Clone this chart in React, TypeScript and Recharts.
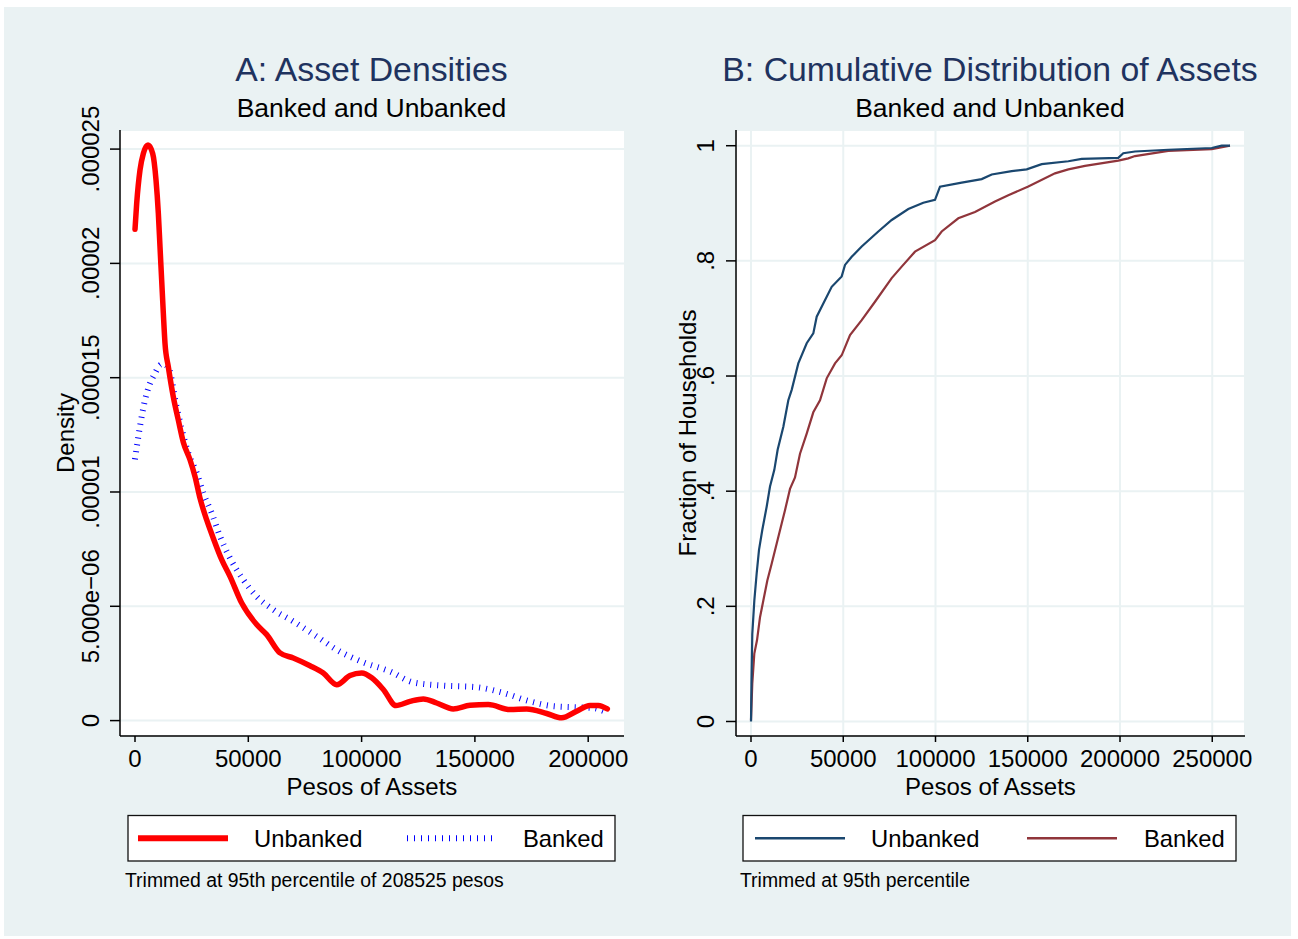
import { LineChart, Line, XAxis, YAxis, CartesianGrid } from "recharts";

const FONT = '"Liberation Sans", Arial, Helvetica, sans-serif';
const BG = "#EAF2F3";
const TITLE_COLOR = "#1F335F";

// ---- data ----
const densityXTicks = [0, 50000, 100000, 150000, 200000];
const densityYTicks = [0, 0.000005, 0.00001, 0.000015, 0.00002, 0.000025];
const densityYLabels = ["0", "5.000e\u221206", ".00001", ".000015", ".00002", ".000025"];

const cdfXTicks = [0, 50000, 100000, 150000, 200000, 250000];
const cdfYTicks = [0, 0.2, 0.4, 0.6, 0.8, 1];
const cdfYLabels = ["0", ".2", ".4", ".6", ".8", "1"];

// [pesos, density]
const unbankedDensity: [number, number][] = [
  [0, 2.149e-5], [750, 2.263e-5], [2200, 2.408e-5], [3680, 2.481e-5], [5740, 2.518e-5],
  [7800, 2.481e-5], [9270, 2.365e-5], [10300, 2.219e-5], [11030, 2.073e-5], [11770, 1.927e-5],
  [12500, 1.782e-5], [13240, 1.65e-5], [14700, 1.548e-5], [16900, 1.417e-5], [19110, 1.315e-5],
  [21320, 1.218e-5], [24270, 1.141e-5], [26480, 1.068e-5], [28680, 9.73e-6], [31640, 8.78e-6],
  [34550, 7.98e-6], [38260, 7.04e-6], [41920, 6.31e-6], [47090, 5.14e-6], [53700, 4.2e-6],
  [58120, 3.76e-6], [63990, 2.96e-6], [69860, 2.74e-6], [77230, 2.4e-6], [83100, 2.08e-6],
  [89010, 1.57e-6], [94880, 1.97e-6], [100050, 2.08e-6], [104460, 1.87e-6], [109580, 1.36e-6],
  [115180, 6.6e-7], [121360, 8.4e-7], [127230, 9.5e-7], [133140, 7.7e-7], [140470, 5.1e-7],
  [147840, 6.7e-7], [155910, 7.0e-7], [165490, 4.8e-7], [172850, 5.1e-7], [181680, 3.1e-7],
  [188300, 1.2e-7], [194920, 4.1e-7], [200790, 6.6e-7], [204460, 6.6e-7], [208430, 5.1e-7],
];

const bankedDensity: [number, number][] = [
  [0, 1.143e-5], [1470, 1.242e-5], [2940, 1.329e-5], [4410, 1.402e-5], [6620, 1.475e-5],
  [8830, 1.519e-5], [11030, 1.555e-5], [12400, 1.56e-5], [14700, 1.545e-5], [18400, 1.37e-5],
  [23520, 1.17e-5], [27230, 1.083e-5], [30140, 9.95e-6], [33850, 9.08e-6], [37510, 8.06e-6],
  [41920, 7.11e-6], [47790, 6.16e-6], [53700, 5.43e-6], [61030, 4.85e-6], [69860, 4.34e-6],
  [80180, 3.68e-6], [89010, 3.1e-6], [100750, 2.55e-6], [112530, 2.15e-6], [122820, 1.67e-6],
  [136060, 1.53e-6], [150800, 1.46e-6], [162540, 1.21e-6], [174320, 8.4e-7], [184600, 6.3e-7],
  [194920, 5.8e-7], [202260, 5.5e-7], [206970, 4.1e-7],
];

// [pesos, fraction of households]
const unbankedCdf: [number, number][] = [
  [0, 0], [250, 0.065], [700, 0.152], [1800, 0.21], [3070, 0.257], [4340, 0.298], [6140, 0.333],
  [8490, 0.373], [10300, 0.408], [12640, 0.437], [14440, 0.472], [17530, 0.512], [20230, 0.558],
  [22060, 0.576], [25640, 0.622], [30190, 0.657], [33770, 0.674], [35610, 0.703], [39190, 0.726],
  [43740, 0.755], [49160, 0.773], [50950, 0.793], [54580, 0.807], [60000, 0.825], [69000, 0.851],
  [76260, 0.871], [85260, 0.89], [93390, 0.901], [99730, 0.906], [102440, 0.929], [114200, 0.936],
  [125040, 0.942], [130460, 0.95], [141300, 0.956], [149430, 0.959], [157560, 0.968], [171990, 0.973],
  [179230, 0.977], [199070, 0.979], [201780, 0.987], [208130, 0.99], [226180, 0.993], [249700, 0.996],
  [255120, 1.0], [259620, 1.0],
];

const bankedCdf: [number, number][] = [
  [0, 0.002], [700, 0.066], [1800, 0.118], [3250, 0.141], [4880, 0.181], [6690, 0.21], [8850, 0.245],
  [11200, 0.274], [13930, 0.309], [16630, 0.344], [18430, 0.367], [21140, 0.404], [23850, 0.424],
  [26560, 0.465], [30190, 0.5], [33770, 0.537], [37400, 0.558], [41030, 0.596], [45540, 0.622],
  [49160, 0.636], [53670, 0.671], [60000, 0.697], [67210, 0.729], [76260, 0.77], [81680, 0.79],
  [88890, 0.816], [99730, 0.836], [103350, 0.851], [112360, 0.874], [121410, 0.885], [132250, 0.903],
  [139460, 0.914], [150300, 0.929], [164770, 0.952], [171990, 0.959], [181030, 0.965], [199070, 0.974],
  [204490, 0.978], [208130, 0.982], [226180, 0.991], [249700, 0.994], [259620, 1.0],
];

const toPoints = (pairs: [number, number][]) => pairs.map(([x, y]) => ({ x, y }));

const axisStyle = { stroke: "#000", strokeWidth: 1.5 };
const tickFont = { fontSize: 24, fill: "#000", fontFamily: FONT };

function rotatedTick(ticks: number[], labels: string[], shift: number) {
  return (props: any) => {
    const { x, y, payload } = props;
    const i = ticks.findIndex((t) => Math.abs(t - payload.value) < 1e-12);
    return (
      <text
        transform={`translate(${x - shift},${y}) rotate(-90)`}
        textAnchor="middle"
        fontSize={24}
        fontFamily={FONT}
        fill="#000"
      >
        {i >= 0 ? labels[i] : String(payload.value)}
      </text>
    );
  };
}

function DensityPanel() {
  return (
    <div style={{ position: "absolute", left: 20, top: 80 }}>
      <LineChart width={630} height={696} margin={{ top: 50, right: 26, bottom: 0, left: 0 }}>
        <CartesianGrid fill="#fff" stroke={BG} strokeWidth={2} vertical={false} />
        <XAxis
          type="number"
          dataKey="x"
          domain={[-6620, 215800]}
          allowDataOverflow
          ticks={densityXTicks}
          interval={0}
          height={40}
          tickSize={6}
          tickMargin={8}
          tick={tickFont}
          axisLine={axisStyle}
          tickLine={axisStyle}
        />
        <YAxis
          type="number"
          dataKey="y"
          domain={[-6.74e-7, 2.5835e-5]}
          allowDataOverflow
          ticks={densityYTicks}
          interval={0}
          width={100}
          tickSize={10}
          tickMargin={0}
          tick={rotatedTick(densityYTicks, densityYLabels, 11)}
          axisLine={axisStyle}
          tickLine={axisStyle}
        />
        <Line
          data={toPoints(bankedDensity)}
          dataKey="y"
          type="monotone"
          stroke="#0000FF"
          strokeWidth={6}
          strokeDasharray="1 6"
          dot={false}
          isAnimationActive={false}
        />
        <Line
          data={toPoints(unbankedDensity)}
          dataKey="y"
          type="monotone"
          stroke="#FF0000"
          strokeWidth={5.5}
          strokeLinecap="round"
          strokeLinejoin="round"
          dot={false}
          isAnimationActive={false}
        />
      </LineChart>
    </div>
  );
}

function CdfPanel() {
  return (
    <div style={{ position: "absolute", left: 640, top: 80 }}>
      <LineChart width={625} height={696} margin={{ top: 50, right: 20, bottom: 0, left: 0 }}>
        <CartesianGrid fill="#fff" stroke={BG} strokeWidth={2} />
        <XAxis
          type="number"
          dataKey="x"
          domain={[-8130, 267750]}
          allowDataOverflow
          ticks={cdfXTicks}
          interval={0}
          height={40}
          tickSize={6}
          tickMargin={8}
          tick={tickFont}
          axisLine={axisStyle}
          tickLine={axisStyle}
        />
        <YAxis
          type="number"
          dataKey="y"
          domain={[-0.0252, 1.0273]}
          allowDataOverflow
          ticks={cdfYTicks}
          interval={0}
          width={96}
          tickSize={10}
          tickMargin={0}
          tick={rotatedTick(cdfYTicks, cdfYLabels, 12.5)}
          axisLine={axisStyle}
          tickLine={axisStyle}
        />
        <Line
          data={toPoints(bankedCdf)}
          dataKey="y"
          type="linear"
          stroke="#90353B"
          strokeWidth={2.2}
          dot={false}
          isAnimationActive={false}
        />
        <Line
          data={toPoints(unbankedCdf)}
          dataKey="y"
          type="linear"
          stroke="#1A476F"
          strokeWidth={2.2}
          dot={false}
          isAnimationActive={false}
        />
      </LineChart>
    </div>
  );
}

function Overlay() {
  const t = { fontFamily: FONT, fill: "#000" };
  return (
    <svg
      width={1298}
      height={939}
      style={{ position: "absolute", left: 0, top: 0, pointerEvents: "none" }}
    >
      {/* titles */}
      <text x={371.5} y={81} textAnchor="middle" fontSize={33.8} fontFamily={FONT} fill={TITLE_COLOR}>
        A: Asset Densities
      </text>
      <text x={371.5} y={117} textAnchor="middle" fontSize={26.5} {...t}>
        Banked and Unbanked
      </text>
      <text x={990} y={81} textAnchor="middle" fontSize={33.8} fontFamily={FONT} fill={TITLE_COLOR}>
        B: Cumulative Distribution of Assets
      </text>
      <text x={990} y={117} textAnchor="middle" fontSize={26.5} {...t}>
        Banked and Unbanked
      </text>

      {/* axis titles */}
      <text x={372} y={795} textAnchor="middle" fontSize={24} {...t}>
        Pesos of Assets
      </text>
      <text x={990.5} y={795} textAnchor="middle" fontSize={24} {...t}>
        Pesos of Assets
      </text>
      <text transform="translate(73.5,433) rotate(-90)" textAnchor="middle" fontSize={24} {...t}>
        Density
      </text>
      <text transform="translate(695.5,433) rotate(-90)" textAnchor="middle" fontSize={24} {...t}>
        Fraction of Households
      </text>

      {/* legend A */}
      <rect x={128} y={815.5} width={487} height={45.5} fill="#fff" stroke="#111" strokeWidth={1.3} />
      <line x1={138} y1={838.3} x2={228} y2={838.3} stroke="#FF0000" strokeWidth={6} />
      <text x={254} y={846.5} fontSize={23.8} {...t}>Unbanked</text>
      <line x1={407} y1={838.3} x2={492} y2={838.3} stroke="#0000FF" strokeWidth={6} strokeDasharray="1 6" />
      <text x={523} y={846.5} fontSize={23.8} {...t}>Banked</text>

      {/* legend B */}
      <rect x={743} y={815.5} width={493} height={45.5} fill="#fff" stroke="#111" strokeWidth={1.3} />
      <line x1={755} y1={838.3} x2={845} y2={838.3} stroke="#1A476F" strokeWidth={2.4} />
      <text x={871} y={846.5} fontSize={23.8} {...t}>Unbanked</text>
      <line x1={1027} y1={838.3} x2={1117} y2={838.3} stroke="#90353B" strokeWidth={2.4} />
      <text x={1144} y={846.5} fontSize={23.8} {...t}>Banked</text>

      {/* notes */}
      <text x={125} y={887.3} fontSize={19.4} {...t}>
        Trimmed at 95th percentile of 208525 pesos
      </text>
      <text x={740} y={887.3} fontSize={19.4} {...t}>
        Trimmed at 95th percentile
      </text>
    </svg>
  );
}

export default function App() {
  return (
    <div
      style={{
        position: "absolute",
        left: 0,
        top: 0,
        width: 1298,
        height: 939,
        background: "#fff",
        fontFamily: FONT,
        overflow: "hidden",
      }}
    >
      <div style={{ position: "absolute", left: 4, top: 7, width: 1287, height: 929, background: BG }} />
      <DensityPanel />
      <CdfPanel />
      <Overlay />
    </div>
  );
}
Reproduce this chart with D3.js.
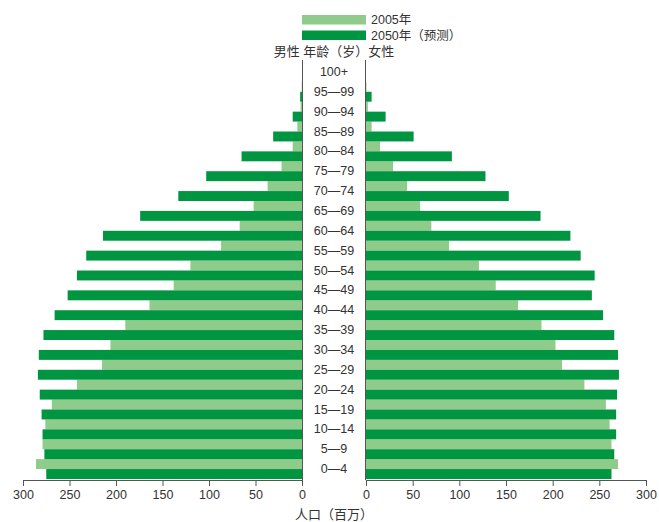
□ □ □ □ □
Written request:
In the entries above, find the lines containing the word "this" and say how many there are, with no other words.

Result of the task:
2